Man könnte das als infantiles Machogeplänkel zweier alternder Männer abtun, die noch einmal zeigen wollen, “wo’s langgeht”. Dafür ist aber die Lage in Israel zu ernst. Yoav Gallant weiß, dass er seine politische Zukunft bereits hinter sich hat; er selber sagt, dass er in seinem Leben nichts Wichtigeres mehr machen werde, als Israel in diesem schweren Krieg militärisch geführt zu haben. Er weiß zudem, dass seine Tage als Likudmitglied womöglich gezählt sind.
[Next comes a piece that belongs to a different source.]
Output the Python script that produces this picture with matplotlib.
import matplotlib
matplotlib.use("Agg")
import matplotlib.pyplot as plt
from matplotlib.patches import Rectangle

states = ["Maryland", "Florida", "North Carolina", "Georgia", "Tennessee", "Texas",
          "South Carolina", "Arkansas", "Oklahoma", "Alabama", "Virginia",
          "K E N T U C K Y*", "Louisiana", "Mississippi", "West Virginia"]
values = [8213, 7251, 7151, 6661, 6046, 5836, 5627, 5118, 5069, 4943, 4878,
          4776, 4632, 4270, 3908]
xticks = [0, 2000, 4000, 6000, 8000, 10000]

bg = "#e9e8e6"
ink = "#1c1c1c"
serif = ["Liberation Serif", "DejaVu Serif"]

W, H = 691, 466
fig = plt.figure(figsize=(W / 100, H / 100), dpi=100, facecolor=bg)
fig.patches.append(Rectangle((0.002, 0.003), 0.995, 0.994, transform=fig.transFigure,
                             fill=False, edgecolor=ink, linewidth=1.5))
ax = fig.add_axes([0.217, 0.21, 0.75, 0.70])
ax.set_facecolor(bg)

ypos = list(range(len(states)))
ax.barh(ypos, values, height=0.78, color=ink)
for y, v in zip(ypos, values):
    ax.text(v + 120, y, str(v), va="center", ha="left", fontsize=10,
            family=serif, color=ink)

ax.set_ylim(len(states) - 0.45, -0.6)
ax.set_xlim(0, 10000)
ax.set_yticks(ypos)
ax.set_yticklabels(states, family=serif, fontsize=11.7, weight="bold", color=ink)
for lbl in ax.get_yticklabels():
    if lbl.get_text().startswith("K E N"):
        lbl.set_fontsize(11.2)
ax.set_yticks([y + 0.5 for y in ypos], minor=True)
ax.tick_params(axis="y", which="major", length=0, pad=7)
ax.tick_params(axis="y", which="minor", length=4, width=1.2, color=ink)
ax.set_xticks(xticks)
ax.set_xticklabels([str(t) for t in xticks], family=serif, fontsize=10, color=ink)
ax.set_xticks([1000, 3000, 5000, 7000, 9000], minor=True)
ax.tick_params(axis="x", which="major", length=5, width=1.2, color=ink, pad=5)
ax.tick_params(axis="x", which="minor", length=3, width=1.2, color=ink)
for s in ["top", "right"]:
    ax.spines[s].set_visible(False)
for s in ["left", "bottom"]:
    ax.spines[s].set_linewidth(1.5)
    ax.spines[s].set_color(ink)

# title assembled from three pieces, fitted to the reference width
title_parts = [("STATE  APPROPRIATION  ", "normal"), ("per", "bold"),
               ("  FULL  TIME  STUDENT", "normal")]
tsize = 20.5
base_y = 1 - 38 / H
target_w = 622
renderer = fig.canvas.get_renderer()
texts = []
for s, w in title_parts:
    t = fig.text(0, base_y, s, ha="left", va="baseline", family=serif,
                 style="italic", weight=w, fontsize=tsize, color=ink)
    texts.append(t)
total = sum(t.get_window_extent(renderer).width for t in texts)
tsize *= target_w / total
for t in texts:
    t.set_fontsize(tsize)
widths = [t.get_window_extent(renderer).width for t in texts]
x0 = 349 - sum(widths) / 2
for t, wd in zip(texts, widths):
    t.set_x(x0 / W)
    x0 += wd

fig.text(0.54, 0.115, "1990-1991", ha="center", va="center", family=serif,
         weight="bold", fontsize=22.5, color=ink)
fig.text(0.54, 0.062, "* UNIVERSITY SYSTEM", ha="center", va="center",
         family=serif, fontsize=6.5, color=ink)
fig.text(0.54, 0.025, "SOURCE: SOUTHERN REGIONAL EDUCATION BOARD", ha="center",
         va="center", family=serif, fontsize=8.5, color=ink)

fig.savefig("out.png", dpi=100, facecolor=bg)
Er kann sich daher auf das konzentrieren, worum es in der Sache selbst zu gehen hat: Er weiß, dass das Gerede vom “totalen Sieg” Quatsch ist und dass man sich mit der Hamas arrangieren muss, wenn man die wenigen Geiseln, die noch am Leben sind, aus der Gefangenschaft im Gazastreifen befreien möchte.

Bei der unfassbaren Konfrontation zwischen den faschistischen Hardlinern in der Regierung, Ben-Gvir und Smotrich, die den Krieg auf keinen Fall beenden wollen, bevor die Hamas vernichtet worden ist, und den Angehörigen der Entführten, die (mit Tausenden von Israelis) die Regierung anflehen, den anstehenden Deal mit der Hamas einzugehen (was natürlich mit gewissen Konzessionen Israels an die Hamas einhergehen wird), schlägt sich Gallant auf der Seite der Letzteren. Was immer dabei seine Beweggründe sein mögen – ob Menschlichkeit oder schlicht eine realitätsgerechte Wahrnehmung der bestehenden Situation –, er braucht sich nicht mehr zu verstellen, geschweige denn, dem Ansinnen jener zu beugen, die er verachtet.
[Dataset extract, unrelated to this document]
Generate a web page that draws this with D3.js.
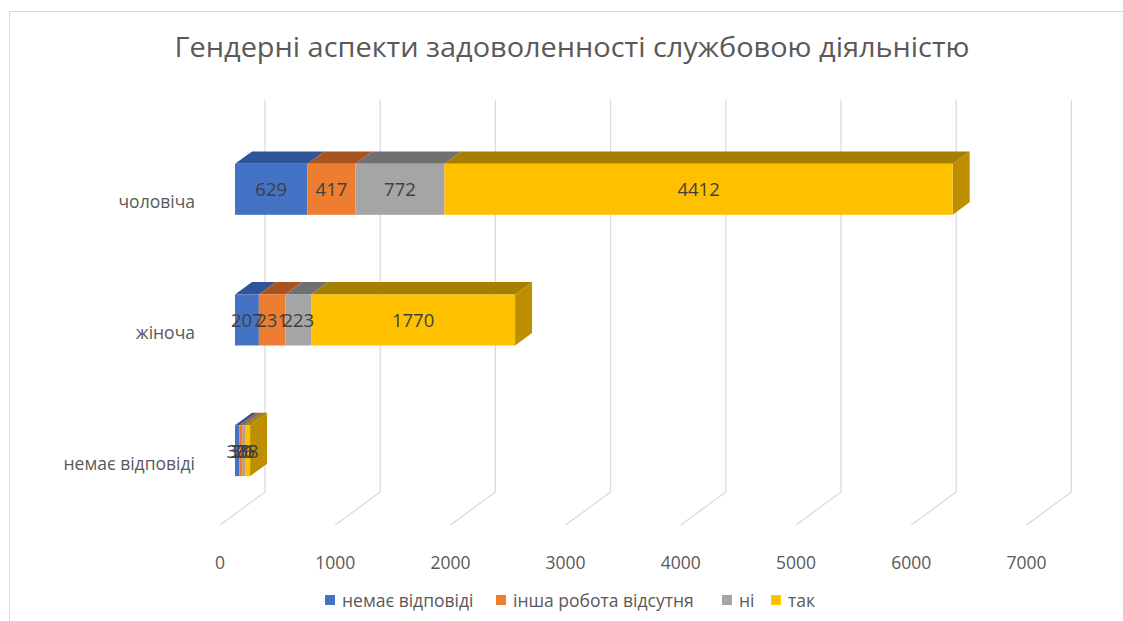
<!DOCTYPE html>
<html>
<head>
<meta charset="utf-8">
<script src="https://cdn.jsdelivr.net/npm/d3@7"></script>
<style>
  body { margin: 0; background: #fff; }
  text { font-family: "Open Sans", "Noto Sans", sans-serif; }
</style>
</head>
<body>
<div id="wrapper"></div>
<script>
const categories = ["чоловіча", "жіноча", "немає відповіді"]
const seriesNames = ["немає відповіді", "інша робота відсутня", "ні", "так"]
const seriesColors = ["#4472C4", "#ED7D31", "#A5A5A5", "#FFC000"]
const topColors = ["#2E5597", "#A9531E", "#707070", "#A77F00"]
const sideColors = ["#34589A", "#B05A22", "#7B7B7B", "#BE8F00"]
const values = {
    "немає відповіді": [629, 207, 37],
    "інша робота відсутня": [417, 231, 30],
    "ні": [772, 223, 26],
    "так": [4412, 1770, 38],
}
const tickValues = [0, 1000, 2000, 3000, 4000, 5000, 6000, 7000]

function drawChart() {
    const width = 1123
    const height = 621

    // oblique 3D: full depth offset and the bar's slice of it
    const depth = { dx: 45, dy: -33 }
    const barFront = 1 / 3
    const barBack = 32 / 45

    const svg = d3.select("#wrapper")
        .append("svg")
        .attr("width", width)
        .attr("height", height)

    svg.append("rect")
        .attr("x", 9.5).attr("y", 11.5)
        .attr("width", 1300).attr("height", 800)
        .attr("fill", "none")
        .attr("stroke", "#d9d9d9")

    svg.append("text")
        .attr("x", 572).attr("y", 57)
        .attr("text-anchor", "middle")
        .attr("font-size", 27)
        .attr("fill", "#595959")
        .attr("textLength", 795)
        .attr("lengthAdjust", "spacingAndGlyphs")
        .text("Гендерні аспекти задоволенності службовою діяльністю")

    const xScale = d3.scaleLinear()
        .domain([0, 7000])
        .range([220, 220 + 7 * 115.2])

    const yScale = d3.scaleBand()
        .domain(categories)
        .range([135, 527])

    // gridlines: back wall + floor
    const grid = svg.append("g")
    tickValues.forEach(t => {
        const x0 = xScale(t)
        grid.append("polyline")
            .attr("points", [
                [x0, 525],
                [x0 + depth.dx, 525 + depth.dy],
                [x0 + depth.dx, 133 + depth.dy],
            ].join(" "))
            .attr("fill", "none")
            .attr("stroke", "#d9d9d9")
            .attr("stroke-width", 1.2)
    })

    // tick labels
    svg.append("g").selectAll("text")
        .data(tickValues)
        .join("text")
        .attr("x", d => xScale(d))
        .attr("y", 569)
        .attr("text-anchor", "middle")
        .attr("font-size", 17.5)
        .attr("fill", "#595959")
        .text(d => d)

    // category labels
    svg.append("g").selectAll("text")
        .data(categories)
        .join("text")
        .attr("x", 195)
        .attr("y", d => yScale(d) + yScale.bandwidth() / 2 + 8)
        .attr("text-anchor", "end")
        .attr("font-size", 17.5)
        .attr("fill", "#595959")
        .text(d => d)

    const stack = d3.stack().keys(seriesNames)
    const rows = categories.map((c, i) => {
        const row = { cat: c }
        seriesNames.forEach(s => row[s] = values[s][i])
        return row
    })
    const stacked = stack(rows)

    const fx = barFront * depth.dx, fy = barFront * depth.dy
    const bx = barBack * depth.dx, by = barBack * depth.dy
    const ddx = bx - fx, ddy = by - fy
    const barH = yScale.bandwidth() * 0.39

    const bars = svg.append("g")
    categories.forEach((c, ci) => {
        const yC = yScale(c) + yScale.bandwidth() / 2 + fy
        const top = yC - barH / 2
        const bottom = yC + barH / 2
        stacked.forEach((layer, si) => {
            const d = layer[ci]
            const x0 = xScale(d[0]) + fx
            const x1 = xScale(d[1]) + fx
            const g = bars.append("g")
            if (si === stacked.length - 1) {
                g.append("polygon")
                    .attr("points", [[x1, top], [x1 + ddx, top + ddy], [x1 + ddx, bottom + ddy], [x1, bottom]].join(" "))
                    .attr("fill", sideColors[si])
            }
            g.append("polygon")
                .attr("points", [[x0, top], [x1, top], [x1 + ddx, top + ddy], [x0 + ddx, top + ddy]].join(" "))
                .attr("fill", topColors[si])
            g.append("rect")
                .attr("x", x0).attr("y", top)
                .attr("width", x1 - x0).attr("height", barH)
                .attr("fill", seriesColors[si])
        })
        stacked.forEach((layer, si) => {
            const d = layer[ci]
            const x0 = xScale(d[0]) + fx
            const x1 = xScale(d[1]) + fx
            bars.append("text")
                .attr("x", (x0 + x1) / 2)
                .attr("y", yC + 7)
                .attr("text-anchor", "middle")
                .attr("font-size", 18.5)
                .attr("fill", "#404040")
                .text(d.data[seriesNames[si]])
        })
    })

    // legend
    const legendX = [325, 496, 722, 771]
    const legend = svg.append("g")
    seriesNames.forEach((s, i) => {
        legend.append("rect")
            .attr("x", legendX[i]).attr("y", 595)
            .attr("width", 10).attr("height", 10)
            .attr("fill", seriesColors[i])
        legend.append("text")
            .attr("x", legendX[i] + 17).attr("y", 607)
            .attr("font-size", 17.5)
            .attr("fill", "#595959")
            .text(s)
    })
}

drawChart()
</script>
</body>
</html>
Hingegen ist Netanjahu einzig auf den Erhalt seiner Macht und Herrschaft ausgerichtet. Es ist nicht ausgemacht, dass er selbst nicht weiß, dass sein “totaler Sieg” Quatsch ist, weil eben Ideen und ihre Manifestationen als Bewegungen nicht zu besiegen sind, solange ihre Träger an ihnen festhalten. Hamas mag geschwächt sein, man kann die Gaza-Bevölkerung weiterhin martern und schinden, wie es Israel schon seit langem tut. Aber die der Hamas zugrunde liegenden Ideen sind nicht eliminierbar, wenn sie zum Lebensinhalt der Bevölkerung im Gazastreifen geronnen sind. Das müsste Netanjahu doch wissen – man sage ihm nur, dass der Zionismus sich überlebt habe und aus der Welt zu schaffen sei, und schon würde er einen ideologischen Tobsuchtsanfall kriegen. Das Postulat der Hamas “From the River to the Sea Palestine will be free” und das Netanjahu-Postulat des “totalen Sieges” über die Hamas bzw. die Idee eines “Großisrael” halten sich da die Waage: Beide sind nicht zu verwirklichen, zugleich sind aber beide nicht ausrottbar, solange es noch Menschen gibt, die von ihnen angetrieben sind.

Aber selbst, wenn er das weiß, spielt es keine Rolle. Er kann den Deal mit Hamas nicht wollen, solange ihm Smotrich und Ben-Gvir als Wächter zur Seite stehen und ihm ständig drohen, seine Koalition aufzulösen, wenn er einem Übereinkommen mit der Hamas zustimmt. Dies ist für ihn eine nachgerade endzeitliche Vorstellung. Daher hat er bis jetzt nicht nur dem präsentierten Deal immer wieder Steine in den Weg gelegt (hat sich mithin um die Wehklagen der Angehörigen der Geiseln einen Dreck gekümmert), sondern er verfolgt noch immer die Doktrin, dass gesteigerter militärischer Druck die Geiselbefreiung fördere. Er hat sich auch nicht nehmen lassen, durch gezielte Liquidierungsaktionen israelischer Geheimdienste gegen einen Hamas-Oberen auf iranischem Boden und einen ranghohen Hisbollah-Offizier im Libanon eine Reaktion seitens des Iran und der Hisbollah zu provozieren, die zum Zeitpunkt der Niederschrift dieser Zeilen ganz Israel seit einer Woche in panischer Erwartung der anstehenden Vergeltung den Atem anhalten lässt. Auch das ist ein Teil der auf dem “Quatsch” basierenden Militärpraxis Israels.

Wenn aber Yoav Gallant (der übrigens nicht unschuldig ist an der monatelangen Genese dieser Praxis) jetzt meint, die Bedingungen, die es heute für einen Krieg im Libanon gibt, seien das Gegenteil von dem, was sie zu Beginn des Gaza-Krieges waren, dann muss er zum “Landesverräter” werden. Dass gerade er um die Belange des Landes professioneller, sachlicher und ehrlicher bemüht ist als Netanjahu, seine unterwürfigen Minister und seine Berater-Combo, spielt für das Wahlvolk der Bibisten keine Rolle. Wer ihrem Idol nachsagt, dass er, “Mister Sicherheit”, im Bereich der Sicherheit herumquatsche, kann nichts anderes, als “Landesverräter” sein. Off with his head!